Another fantasy book. I must admit, I was worried about this one. The cover is beyond words. Lady Clevername gazed upon it and immediately burst into cackles of glee. It’s kind of like if Genny (also Rusty) decided to try to dress up as Ziggy Stardust. Only in the forest, as a shirtless man. Do with that mental image what you will.
The novel is apparently part of the The Kingkiller Trilogy, which means I have yet another two books to read in the OCD that is my reading life. While Sarina bemoans plowing through the four books of Twilight, I once read all twelve books of the Left Behind series. Mostly to prove to myself that I was stronger than Christian Indoctrination. And I was. Jeezy Creezy he ain’t gots me yet.
The novel is this pseudo-Beowulf, in which this legendary warrior, posing as an innkeeper in a nowhere backwater, is telling his life story to a story gatherer over the course of three days. So book one is day one. At first, I was not impressed with this method. I thought it was a really cheesy way of guaranteeing yourself a three-book deal. This story is bigger than just one book! It’s THREE!
So this guy, who’s name is Kvothe, which is potentially the worst character name I have come across since the aforementioned Left Behind series. Kvothe is big shit. He’s called Kvothe the Bloodless, the Kingkiller, and various other names that give long haired fat kids boner at renfaires. The first book covers his origin story, at least up until his teenage years.
The writing is pretty bad. It’s got this kind of tenor like it was written by a dude who reads a lot of fantasy. It’s borderline fan-fic, borrowing elements from everything that came before it, and also portions of a life spent in the Society for Creative Anachronism. Kvothe comes from theatre folk, a traveling caravan of gypsy nomads who do stage productions and are genuinely awesome people. So of course, they die horribly and mysteriously at the hands of a group of evil magical folk. Think Harry Potter mixed with The Forsaken in Wheel of Time. Because I know I did.
So Kvothe tricks his way in the Arcanum, which is a wizarding academy, where people learn how to use magic. Only they don’t call it magic, they call it sympathy. It’s a little Bell, Book, and Candle, and comes from a mind that has attended at least one Wiccan ceremony. And the book becomes your average schoolboy academy story. I think the problem I had with it is that I’ve come across the damn training session in every other fantasy book I’ve read. Harry Potter has Hogwarts, Tavi learns furycrafting in Jim Butcher’s Codex Alera series, even Wheel of Time has the White Tower of the Aes Sedai.
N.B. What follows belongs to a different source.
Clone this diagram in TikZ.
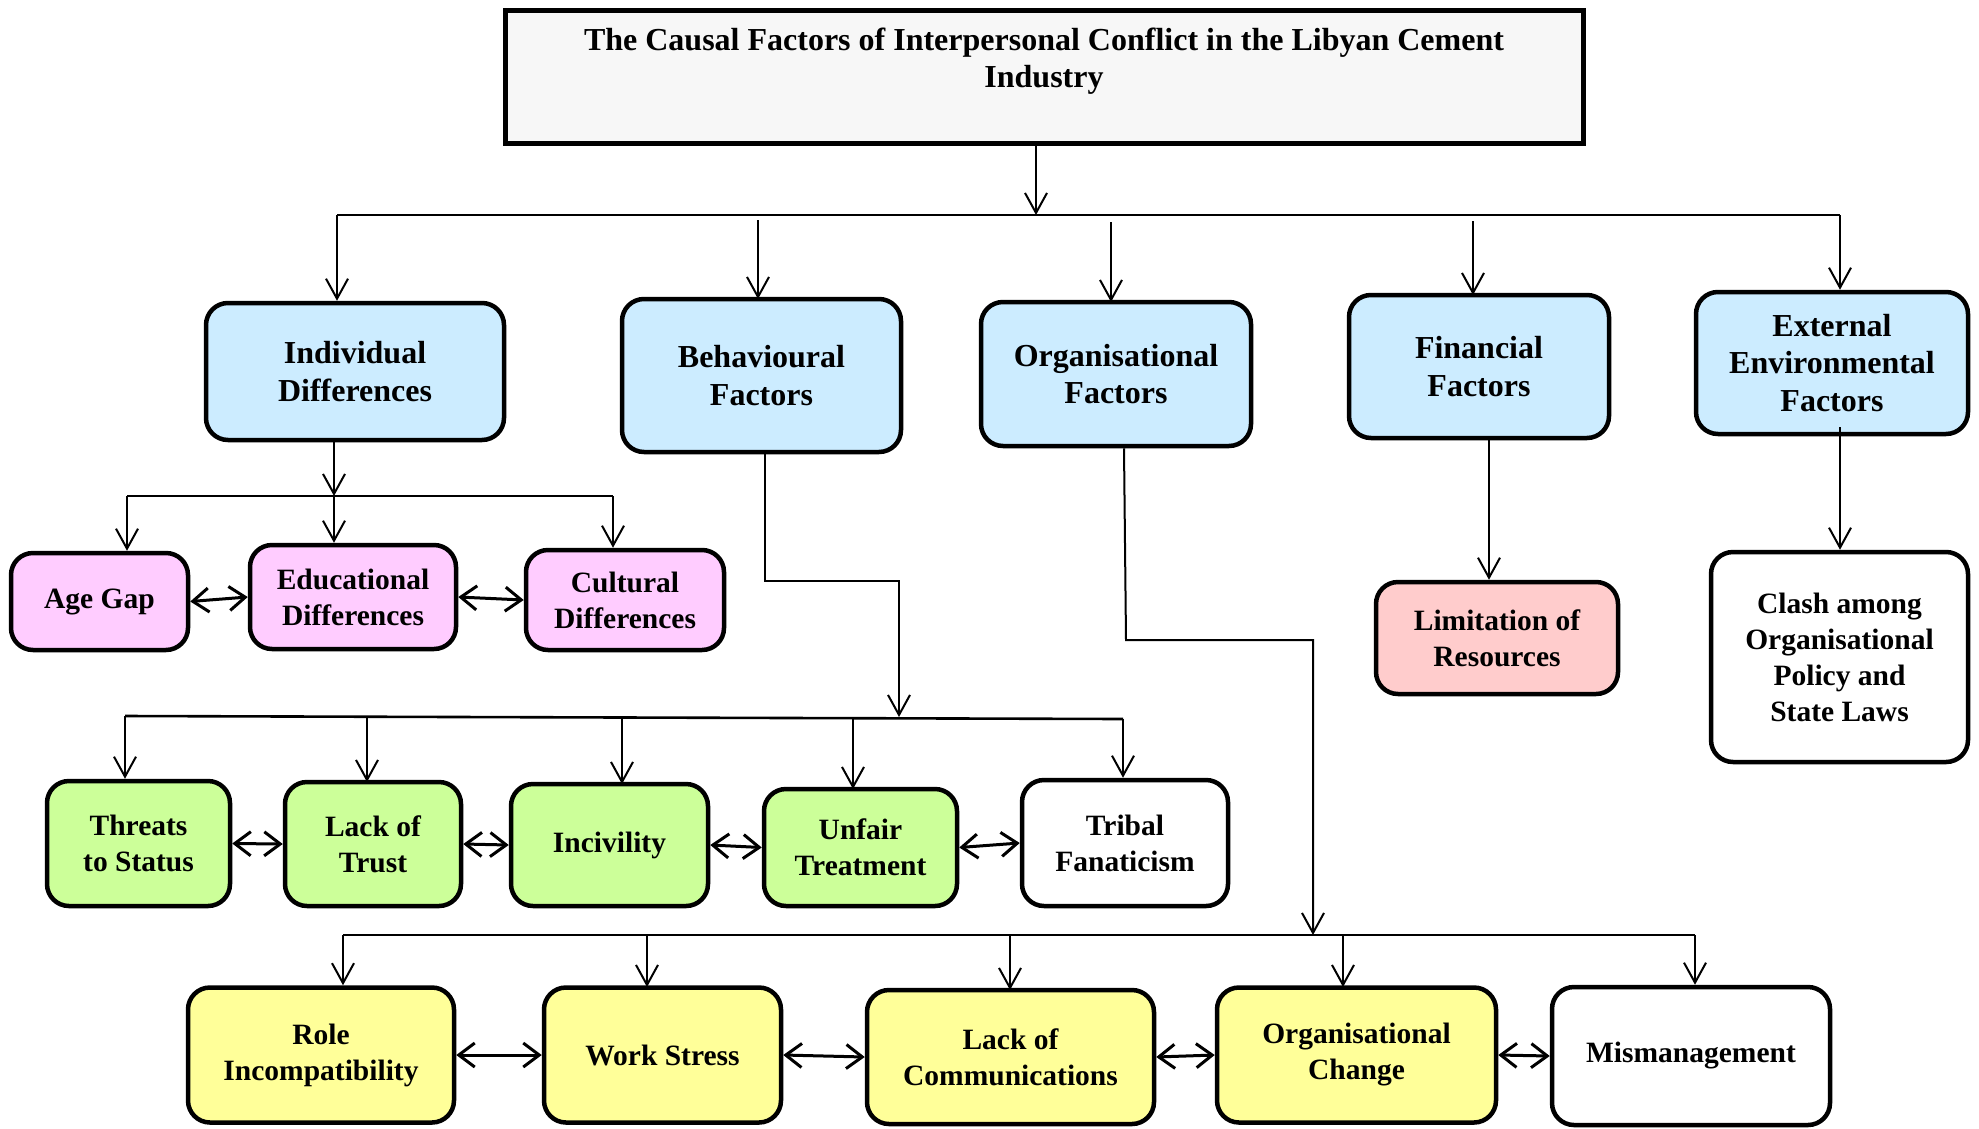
\documentclass[tikz,border=0pt]{standalone}
\usepackage{fontspec}
\setmainfont{Liberation Serif}
\usetikzlibrary{arrows.meta}
\definecolor{titlegrey}{HTML}{F7F7F7}
\definecolor{factorblue}{HTML}{CCECFF}
\definecolor{indpink}{HTML}{FFCCFF}
\definecolor{behgreen}{HTML}{CCFF99}
\definecolor{orgyellow}{HTML}{FFFF99}
\definecolor{finred}{HTML}{FFCCCC}
\begin{document}
\begin{tikzpicture}[x=1pt,y=-1pt,
  lbl/.style={font=\bfseries\fontsize{29.5}{36}\selectfont},
  biglbl/.style={font=\bfseries\fontsize{32}{37.5}\selectfont},
  box/.style={lbl, draw, line width=4.5pt, rounded corners=22pt, align=center, inner sep=0pt},
  arr/.style={line width=2pt, -{Straight Barb[length=20pt,width=22pt]}},
  bus/.style={line width=2.6pt},
  link/.style={line width=3pt, {Straight Barb[length=16pt,width=24pt]}-{Straight Barb[length=16pt,width=24pt]}}]
\useasboundingbox (0,0) rectangle (1979,1128);

% heading
\node[biglbl, draw, line width=5pt, fill=titlegrey, minimum width=1078pt, minimum height=133pt, align=center, inner sep=0pt]
  (title) at (1044,76.5) {The Causal Factors of Interpersonal Conflict in the Libyan Cement\\Industry\\\mbox{}};

% main factor groups
\node[box, biglbl, fill=factorblue, minimum width=298pt, minimum height=137pt] (ind) at (355,371.5) {Individual\\Differences};
\node[box, biglbl, fill=factorblue, minimum width=279pt, minimum height=153pt] (beh) at (761.5,375.5) {Behavioural\\Factors};
\node[box, biglbl, fill=factorblue, minimum width=270pt, minimum height=144pt] (org) at (1116,374) {Organisational\\Factors};
\node[box, biglbl, fill=factorblue, minimum width=260pt, minimum height=143pt] (fin) at (1479,366.5) {Financial\\Factors};
\node[box, biglbl, fill=factorblue, minimum width=272pt, minimum height=142pt] (ext) at (1832,363) {External\\Environmental\\Factors};

% individual differences
\node[box, fill=indpink, minimum width=177pt, minimum height=97pt] (age) at (99.5,601.5) {Age Gap};
\node[box, fill=indpink, minimum width=206pt, minimum height=104pt] (edu) at (353,597) {Educational\\Differences};
\node[box, fill=indpink, minimum width=198pt, minimum height=100pt] (cul) at (625,600) {Cultural\\Differences};

% behavioural factors
\node[box, fill=behgreen, minimum width=183pt, minimum height=125pt] (thr) at (138.5,843.5) {Threats\\to Status};
\node[box, fill=behgreen, minimum width=176pt, minimum height=124pt] (tru) at (373,844) {Lack of\\Trust};
\node[box, fill=behgreen, minimum width=197pt, minimum height=122pt] (inc) at (609.5,845) {Incivility};
\node[box, fill=behgreen, minimum width=193pt, minimum height=117pt] (unf) at (860.5,847.5) {Unfair\\Treatment};
\node[box, fill=white, minimum width=206pt, minimum height=126pt] (tri) at (1125,843) {Tribal\\Fanaticism};

% organisational factors
\node[box, fill=orgyellow, minimum width=266pt, minimum height=135pt] (rol) at (321,1055) {Role\\Incompatibility};
\node[box, fill=orgyellow, minimum width=237pt, minimum height=135pt] (wst) at (662.5,1055) {Work Stress};
\node[box, fill=orgyellow, minimum width=287pt, minimum height=134pt] (com) at (1010.5,1057) {Lack of\\Communications};
\node[box, fill=orgyellow, minimum width=279pt, minimum height=135pt] (chg) at (1356.5,1055) {Organisational\\Change};
\node[box, fill=white, minimum width=278pt, minimum height=138pt] (mis) at (1691,1056) {Mismanagement};

% financial and external factors
\node[box, fill=finred, minimum width=242pt, minimum height=112pt] (res) at (1497,638) {Limitation of\\Resources};
\node[box, fill=white, minimum width=257pt, minimum height=210pt] (cla) at (1839.5,657) {Clash among\\Organisational\\Policy and\\State Laws};

% top distribution bus
\coordinate (tbL) at (337,215);
\coordinate (tbM) at (1036,215);
\coordinate (tbR) at (1840,215);
\draw[bus] (tbL) -- (tbR);
\draw[arr] (title.south -| tbM) -- (tbM);
\draw[arr] (tbL) -- (tbL |- ind.north);
\draw[arr] (758,220) -- (758,299);
\draw[arr] (1111,222) -- (1111,302);
\draw[arr] (1473,221) -- (1473,295);
\draw[arr] (tbR) -- (tbR |- ext.north);

% individual differences branch
\coordinate (ibM) at (334,496);
\coordinate (ibL) at (127,496);
\coordinate (ibR) at (613,496);
\draw[arr] (ind.south -| ibM) -- (ibM);
\draw[bus] (ibL) -- (ibR);
\draw[arr] (ibL) -- (ibL |- age.north);
\draw[arr] (ibM) -- (ibM |- edu.north);
\draw[arr] (ibR) -- (ibR |- cul.north);
\draw[link] (age.east) -- (edu.west);
\draw[link] (edu.east) -- (cul.west);

% behavioural branch
\coordinate (bbL) at (125,716);
\coordinate (bbM) at (899,717);
\coordinate (bbR) at (1123,719);
\coordinate (bdrop) at (765,0);
\draw[arr] (beh.south -| bdrop) -- (765,581) -- (899,581) -- (bbM);
\draw[bus] (bbL) -- (bbR);
\draw[arr] (bbL) -- (bbL |- thr.north);
\draw[arr] (367,717) -- (367,782);
\draw[arr] (622,718) -- (622,784);
\draw[arr] (853,718) -- (853,789);
\draw[arr] (bbR) -- (bbR |- tri.north);
\draw[link] (thr.east) -- (tru.west);
\draw[link] (tru.east) -- (inc.west);
\draw[link] (inc.east) -- (unf.west);
\draw[link] (unf.east) -- (tri.west);

% organisational branch
\coordinate (obL) at (343,935);
\coordinate (obM) at (1313,935);
\coordinate (obR) at (1695,935);
\coordinate (odrop) at (1124,0);
\draw[arr] (org.south -| odrop) -- (1126,640) -- (1313,640) -- (obM);
\draw[bus] (obL) -- (obR);
\draw[arr] (obL) -- (obL |- rol.north);
\draw[arr] (647,935) -- (647,987);
\draw[arr] (1010,935) -- (1010,990);
\draw[arr] (1343,935) -- (1343,987);
\draw[arr] (obR) -- (obR |- mis.north);
\draw[link] (rol.east) -- (wst.west);
\draw[link] (wst.east) -- (com.west);
\draw[link] (com.east) -- (chg.west);
\draw[link] (chg.east) -- (mis.west);

% financial and external branches
\coordinate (fdrop) at (1489,0);
\coordinate (edrop) at (1840,427);
\draw[arr] (fin.south -| fdrop) -- (fdrop |- res.north);
\draw[arr] (edrop) -- (edrop |- cla.north);
\end{tikzpicture}
\end{document}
It’s always the same thing. The lowly poor kids against the spoiled rich kids. Mortal enemies. Teachers who love the hero, and teachers who hate the hero from the start. Legendary exploits that schoolkids still talk about to this day. Just once, I’d like to see the rich kid be the nice guy. But apparently, it is easier for a camel to pass through the eye of a needle than for a rich man to get a break in medieval times.
And this is the crux of the first book. It’s Kvothe’s time in the Arcanum, interspliced with “meanwhile back at the ranch” moments in present time to help break up the giant flashback that encompasses the series. He keeps making hints at things yet to come, which only feed my seething rage at his inept scheming. it’s like I’m being tricked into reading the next two books.
And I wouldn’t except for the love story. In most books, it’s the worst element. In fantasy, it’s practically the kiss of eternal death. Nerds can’t write love. But Rothfuss absolutely NAILS it. Kvothe’s pursuit of Denna is the only reason to read the series. He captures what it’s like to pine for someone, to feel the sting of young love’s rejection, to be friends so hard because you love them that much. It’s wonderful, and it totally makes the novel worthwhile. And as Kvothe admits, the story is about a woman. So fortunately, there will much of Denna in the novels, and so I will continue reading them.
Publisher’s Note: I did a Google Image search for a picture of the author, and there are about 10 pictures of him online. And in every single of them, he’s wearing the same “Joss Whedon is My Master Now” T-Shirt. Dude needs a new T-shirt.